## TASK TO CARRY OUT
Starting at the first line of the listing below, repeat each line up to and including the one containing "import seaborn as sns". Leave out pictures.

## GIVEN MATERIAL
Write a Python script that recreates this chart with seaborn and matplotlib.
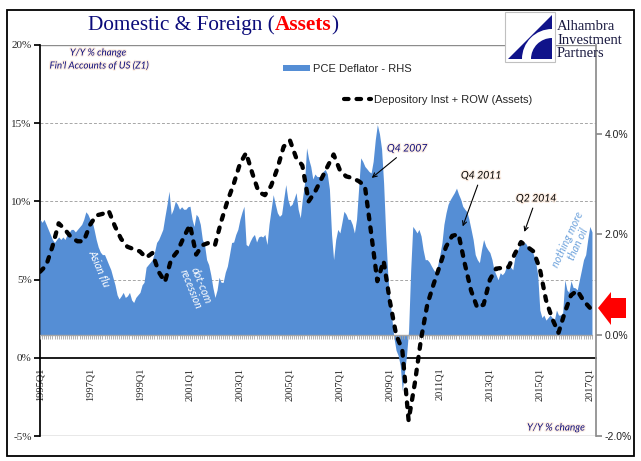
import numpy as np
import pandas as pd
import matplotlib
matplotlib.use("Agg")
import matplotlib.pyplot as plt
import matplotlib.dates as mdates
import matplotlib.patheffects as pe
from matplotlib.patches import Patch, Polygon, Rectangle, Wedge
from matplotlib.lines import Line2D
from matplotlib.transforms import IdentityTransform
import seaborn as sns

# Depository Inst + ROW (Assets), Y/Y % change, quarterly 1995Q1 - 2017Q1 (LHS)
assets_yoy = [
    5.5, 5.9, 7.1, 8.6,      # 1995
    8.2, 7.7, 7.45, 7.45,    # 1996
    8.5, 9.1, 9.2, 9.4,      # 1997
    8.4, 7.6, 7.1, 6.95,     # 1998
    6.8, 6.4, 6.7, 5.5,      # 1999
    4.85, 6.3, 6.8, 7.7,     # 2000
    8.5, 6.6, 7.2, 7.35,     # 2001
    7.2, 8.7, 10.0, 11.1,    # 2002
    12.4, 13.1, 11.8, 10.6,  # 2003
    10.4, 11.0, 12.1, 13.5,  # 2004
    13.9, 12.8, 12.3, 10.0,  # 2005
    10.6, 11.4, 12.2, 13.0,  # 2006
    12.0, 11.6, 11.5, 11.3,  # 2007
    11.0, 8.0, 4.9, 6.2,     # 2008
    3.6, 1.5, 0.5, -4.0,     # 2009
    -1.6, 1.2, 3.4, 4.7,     # 2010
    5.9, 7.1, 7.8, 7.9,      # 2011
    6.0, 4.3, 3.2, 3.4,      # 2012
    5.0, 5.7, 5.75, 5.8,     # 2013
    6.65, 7.4, 7.1, 6.8,     # 2014
    5.7, 3.7, 2.5, 1.6,      # 2015
    2.9, 4.0, 4.3, 3.65,     # 2016
    3.2,                     # 2017
]

# PCE deflator, Y/Y % change, monthly Jan 1995 - Feb 2017 (RHS)
pce_yoy = [
    2.3, 2.24, 2.3, 2.2, 2.1, 2.0, 1.9, 1.84, 1.9, 1.95, 1.9, 1.95,       # 1995
    1.9, 2.0, 2.04, 2.1, 2.1, 2.05, 2.1, 2.15, 2.2, 2.3, 2.45, 2.4,       # 1996
    2.3, 2.26, 2.1, 1.9, 1.75, 1.65, 1.6, 1.6, 1.5, 1.4, 1.3, 1.15,       # 1997
    1.0, 0.8, 0.72, 0.78, 0.85, 0.75, 0.78, 0.85, 0.7, 0.65, 0.75, 0.8,   # 1998
    0.85, 1.0, 1.05, 1.35, 1.4, 1.45, 1.5, 1.65, 1.84, 1.9, 2.0, 2.1,     # 1999
    2.36, 2.6, 2.86, 2.4, 2.5, 2.66, 2.6, 2.5, 2.55, 2.5, 2.5, 2.55,      # 2000
    2.56, 2.3, 2.16, 2.4, 2.35, 2.2, 1.9, 1.8, 1.5, 1.4, 1.2, 0.95,       # 2001
    0.75, 0.9, 1.15, 1.05, 1.05, 1.25, 1.37, 1.6, 1.84, 1.85, 2.0, 2.1,   # 2002
    2.3, 2.45, 2.56, 1.8, 1.77, 1.87, 1.95, 2.0, 1.85, 1.95, 1.97, 1.95,  # 2003
    2.0, 1.8, 2.2, 2.5, 2.79, 2.6, 2.43, 2.36, 2.4, 2.7, 2.99, 2.7,       # 2004
    2.56, 2.6, 2.7, 2.83, 2.5, 2.33, 2.7, 3.0, 3.72, 3.5, 3.35, 3.1,      # 2005
    3.2, 3.15, 3.15, 3.15, 3.25, 3.29, 3.2, 2.9, 2.0, 1.5, 1.9, 2.1,      # 2006
    2.03, 2.25, 2.46, 2.4, 2.3, 2.3, 2.2, 2.03, 2.3, 2.9, 3.52, 3.45,     # 2007
    3.35, 3.3, 3.25, 3.22, 3.45, 3.88, 4.18, 4.0, 3.7, 3.02, 2.0, 1.2,    # 2008
    0.71, 0.3, -0.05, -0.3, -0.4, -0.6, -1.1, -0.75, -0.4, 0.1, 1.3, 2.16,  # 2009
    2.1, 2.03, 2.1, 1.97, 1.7, 1.5, 1.5, 1.45, 1.37, 1.3, 1.24, 1.4,      # 2010
    1.6, 1.84, 2.2, 2.43, 2.6, 2.69, 2.76, 2.83, 2.92, 2.8, 2.7, 2.56,    # 2011
    2.5, 2.45, 2.3, 2.1, 1.9, 1.6, 1.5, 1.44, 1.7, 1.9, 1.77, 1.7,        # 2012
    1.64, 1.5, 1.3, 1.2, 1.1, 1.24, 1.2, 1.25, 1.37, 1.5, 1.35, 1.3,      # 2013
    1.55, 1.65, 1.75, 1.84, 1.8, 1.84, 1.77, 1.7, 1.7, 1.6, 1.45, 1.2,    # 2014
    0.5, 0.35, 0.4, 0.3, 0.35, 0.4, 0.35, 0.3, 0.5, 0.4, 0.4, 0.45,       # 2015
    1.1, 0.9, 0.85, 1.08, 0.95, 0.94, 0.9, 1.1, 1.3, 1.5, 1.6, 1.9,       # 2016
    2.16, 2.05,                                                           # 2017
]

left_ticks = [-5, 0, 5, 10, 15, 20]
right_ticks = [-2, 0, 2, 4]

quarters = pd.period_range("1995Q1", periods=len(assets_yoy), freq="Q").to_timestamp()
months = pd.date_range("1995-01-01", periods=len(pce_yoy), freq="MS")
df_q = pd.DataFrame({"quarter": quarters, "assets": assets_yoy})

BLUE = "#558ED5"
NAVY = "#0b0b7a"
GRAY = "#8c8c8c"

sns.set_theme(style="white")
plt.rcParams["font.family"] = ["Liberation Sans", "DejaVu Sans"]

W, H = 641, 461
fig = plt.figure(figsize=(W / 100, H / 100), dpi=100)
fig.patch.set_facecolor("white")

ax = fig.add_axes([40 / W, 1 - 436 / H, 556 / W, 391 / H])
ax2 = ax.twinx()
ax3 = ax.twinx()

# --- right axis: PCE deflator area ---
ax2.fill_between(months, 0, pce_yoy, color=BLUE, lw=0)
zeros = np.zeros(len(months))
ax2.plot(months, zeros, color="#a6a6a6", lw=1.0)
ax2.plot(months, zeros - 0.03, ls="none", marker="|", ms=3.5, mew=0.6, color="#a6a6a6")
ax2.set_ylim(-2.0, 5.76)
ax2.set_yticks(right_ticks, [f"{v:.1f}%" for v in right_ticks])
ax2.tick_params(axis="y", direction="out", length=4, color=GRAY, labelsize=7.5,
                labelcolor="#222222", pad=2)
for s in ["left", "top", "bottom"]:
    ax2.spines[s].set_visible(False)
ax2.spines["right"].set_color(GRAY)
ax2.grid(False)

# --- left axis: gridlines, spines, ticks ---
ax.set_ylim(-5, 20)
for v in [5, 10, 15]:
    ax.axhline(v, color="#a6a6a6", lw=0.7, ls=(0, (3, 2)))
ax.axhline(20, color=GRAY, lw=1.0)
ax.axhline(-5, color=GRAY, lw=1.0)
ax.set_yticks(left_ticks, [f"{v}%" for v in left_ticks])
ax.tick_params(axis="y", direction="out", length=4, color="black", labelsize=8, pad=2)
for lab in ax.get_yticklabels():
    lab.set_family("Liberation Serif")
ax.spines["bottom"].set_position(("data", 0))
ax.spines["bottom"].set_color("black")
ax.spines["left"].set_color("black")
ax.spines["top"].set_visible(False)
ax.spines["right"].set_visible(False)
ax.grid(False)

ax.set_xlim(pd.Timestamp("1995-01-01"), pd.Timestamp("2017-04-01"))
major = quarters[::8]
ax.set_xticks(major, [f"{d.year}Q1" for d in major])
ax.set_xticks(pd.period_range("1995Q1", "2017Q2", freq="Q").to_timestamp(), minor=True)
ax.tick_params(axis="x", which="both", direction="out", length=4, color="black",
               width=0.8, labelsize=7.5, pad=3)
for lab in ax.get_xticklabels():
    lab.set_rotation(90)
    lab.set_va("top")
    lab.set_family("Liberation Serif")

# --- dashed line on top ---
sns.lineplot(data=df_q, x="quarter", y="assets", ax=ax3, color="black", lw=3.1,
             linestyle=(0, (1.1, 1.9)), dash_capstyle="round", legend=False)
ax3.set_ylim(-5, 20)
ax3.set_xlim(pd.Timestamp("1995-01-01"), pd.Timestamp("2017-04-01"))
ax3.yaxis.set_visible(False)
for s in ax3.spines.values():
    s.set_visible(False)
ax3.set_xlabel("")
ax3.set_ylabel("")

# --- annotations ---
arrow = dict(arrowstyle="->", color="black", lw=0.8, shrinkA=1, shrinkB=0)
glow = [pe.withStroke(linewidth=1.8, foreground="#fdeee3")]
notes = [("Q4 2007", "2008-04-10", 11.5, 407, 149, NAVY),
         ("Q4 2011", "2011-12-01", 8.4, 481, 176, "black"),
         ("Q2 2014", "2014-05-20", 8.05, 536, 199, "black")]
for txt, d, v, tx, ty, c in notes:
    ax3.annotate(txt, xy=(mdates.date2num(pd.Timestamp(d)), v), xycoords="data",
                 xytext=(tx, H - ty), textcoords="figure pixels", ha="center", va="center",
                 fontsize=7.5, style="italic", family="Lato", color=c,
                 arrowprops=arrow, path_effects=glow)

fig.text(98 / W, 1 - 53 / H, "Y/Y % change", ha="center", va="center", fontsize=7,
         style="italic", family="Lato", color=NAVY, path_effects=glow)
fig.text(99 / W, 1 - 66 / H, "Fin'l Accounts of US (Z1)", ha="center", va="center",
         fontsize=7, style="italic", family="Lato", color=NAVY, path_effects=glow)
fig.text(556 / W, 1 - 428 / H, "Y/Y % change", ha="center", va="center", fontsize=7.2,
         style="italic", family="Lato", color=NAVY, path_effects=glow)

fig.text(99 / W, 1 - 268 / H, "Asian flu", ha="center", va="center", rotation=-67,
         rotation_mode="anchor", fontsize=7.8, style="italic", family="Lato", color="white")
fig.text(196 / W, 1 - 287 / H, "dot-com\nrecession", ha="center", va="center",
         rotation=-68, rotation_mode="anchor", fontsize=7.8, style="italic", family="Lato",
         color="white", linespacing=1.0)
fig.text(573 / W, 1 - 242 / H, "nothing more\nthan oil", ha="center", va="center",
         rotation=65, rotation_mode="anchor", fontsize=7.8, style="italic", family="Lato",
         color="#6fa3dc", linespacing=1.0)

# --- legend entries ---
lp = {"family": "Liberation Sans", "size": 8}
h1 = Patch(facecolor=BLUE, edgecolor="none")
h2 = Line2D([0], [0], color="black", lw=3.0, linestyle=(0, (1.1, 1.9)), dash_capstyle="round")
leg1 = fig.legend([h1], ["PCE Deflator - RHS"], loc="center left",
                  bbox_to_anchor=(283 / W, 1 - 69 / H), frameon=False, prop=lp,
                  handlelength=2.4, handleheight=0.45, handletextpad=0.3,
                  borderpad=0, borderaxespad=0)
leg2 = fig.legend([h2], ["Depository Inst + ROW (Assets)"], loc="center left",
                  bbox_to_anchor=(344 / W, 1 - 100 / H), frameon=False, prop=lp,
                  handlelength=2.4, handletextpad=0.3, borderpad=0, borderaxespad=0)

# --- title in two colours ---
tf = {"family": "Liberation Serif", "size": 15.3}
t1 = fig.text(88 / W, 1 - 30 / H, "Domestic & Foreign (", color=NAVY, va="baseline", **tf)
fig.canvas.draw()
x1 = t1.get_window_extent().x1
t2 = fig.text(x1 / W, 1 - 30 / H, "Assets", color="#ff0000", weight="bold", va="baseline", **tf)
fig.canvas.draw()
x2 = t2.get_window_extent().x1
fig.text(x2 / W, 1 - 30 / H, ")", color=NAVY, va="baseline", **tf)

# --- logo, red arrow and outer frame (pixel coordinates) ---
idt = IdentityTransform()


def px(x, y):
    return (x, H - y)


fig.add_artist(Rectangle(px(505, 62), 50, 50, transform=idt, facecolor="white",
                         edgecolor="#c0c0c0", lw=0.8, zorder=5))
fig.add_artist(Polygon([px(508, 59), px(552, 15), px(552, 59)], closed=True,
                       transform=idt, facecolor="#10138a", edgecolor="none", zorder=6))
fig.add_artist(Wedge(px(552, 59), 30, 90, 180, width=9, transform=idt,
                     facecolor="white", edgecolor="none", zorder=7))
for i, word in enumerate(["Alhambra", "Investment", "Partners"]):
    fig.text(557 / W, 1 - (30 + 13.5 * i) / H, word, ha="left", va="baseline",
             family="Liberation Serif", fontsize=10.5, color="#1a1a40", zorder=8)

fig.add_artist(Polygon([px(598, 308), px(611, 292), px(611, 298), px(626, 298),
                        px(626, 318), px(611, 318), px(611, 325)], closed=True,
                       transform=idt, facecolor="#ff0000", edgecolor="none", zorder=6))

fig.add_artist(Rectangle(px(7, 456), 627, 446, transform=idt, fill=False,
                         edgecolor="black", lw=1.3, zorder=9))

fig.savefig("out.png", dpi=100)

## WRITTEN RESPONSE
Write a Python script that recreates this chart with seaborn and matplotlib.
import numpy as np
import pandas as pd
import matplotlib
matplotlib.use("Agg")
import matplotlib.pyplot as plt
import matplotlib.dates as mdates
import matplotlib.patheffects as pe
from matplotlib.patches import Patch, Polygon, Rectangle, Wedge
from matplotlib.lines import Line2D
from matplotlib.transforms import IdentityTransform
import seaborn as sns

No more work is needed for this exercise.